Tortosa, A., Ricci, C., Tombesi, F., Ho, L. C., Du, P., Inayoshi, K., et al. (2021). The extreme properties of the nearby hyper-Eddington accreting active galactic nucleus in IRAS 04416+1215. Monthly Notices of the Royal Astronomical Society, 509(3), 3599-3615. doi:10.1093/mnras/stab3152.


Cite as: https://hdl.handle.net/21.11116/0000-000A-1077-E
Abstract
The physical properties of the accretion flow and of the X-ray emitting plasma, in supermassive black holes accreting at extreme Eddington rates, are still very unclear. Here we present the analysis of simultaneous XMM–Newton and NuSTAR observations of the hyper-Eddington Seyfert 1 galaxy IRAS 04416+1215, carried out in 2020. The main goal of these observations is to investigate the properties of the X-ray corona, as well as the structure of the accretion flow and of the circumnuclear environment, in this regime of extreme accretion. IRAS 04416+1215 has one of the highest Eddington ratio (λEdd ≃ 472) in the local Universe.

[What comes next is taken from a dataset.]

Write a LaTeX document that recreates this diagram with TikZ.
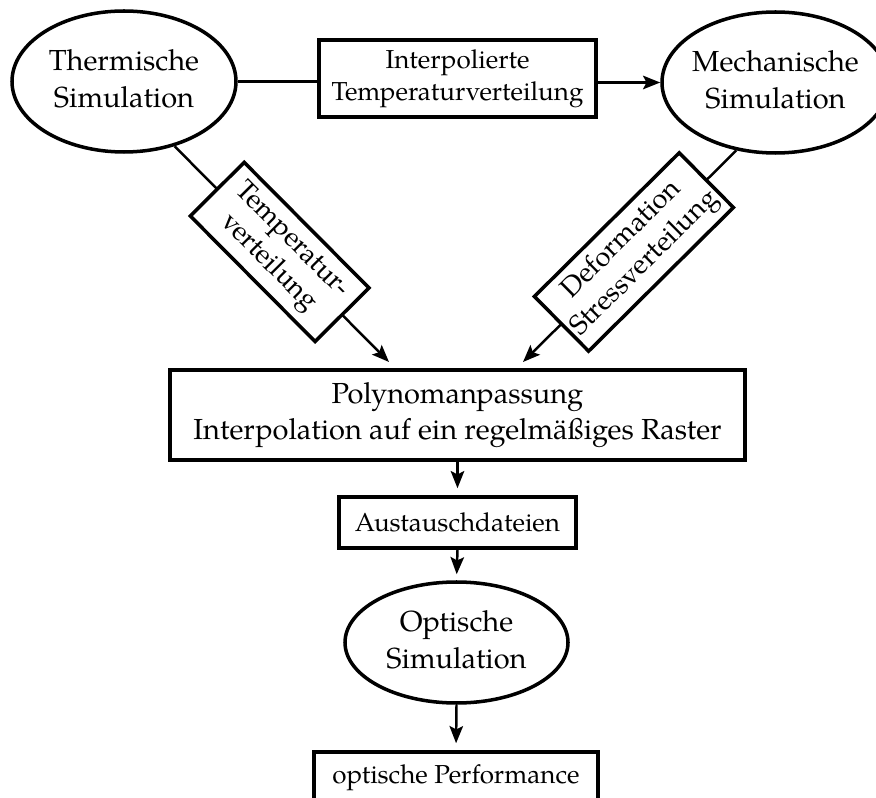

It shows an interesting spectral shape, very similar to the standard narrow-line Seyfert 1 galaxy’s spectra, with the presence of multiphase absorption structure composed of three phases, whose estimate of the minimum and maximum distances suggests two different interpretations, one consistent with the three X-ray winds being cospatial, and possibly driven by magnetohydrodynamical processes, the other consistent with the multiphase winds being also multiscale. The X-ray spectrum of IRAS 04416+1215 also has a prominent soft excess component and a hard X-ray emission dominated by a reflection component. Moreover, our detailed spectral analysis shows that IRAS 04416+1215 has the lowest coronal temperature measured so far by NuSTAR (kTe = 3–22 keV, depending on the model). This is consistent with a hybrid coronal plasma, in which the primary continuum emission is driven by pair production due to high-energy tail of the energy distribution of non-thermal electrons.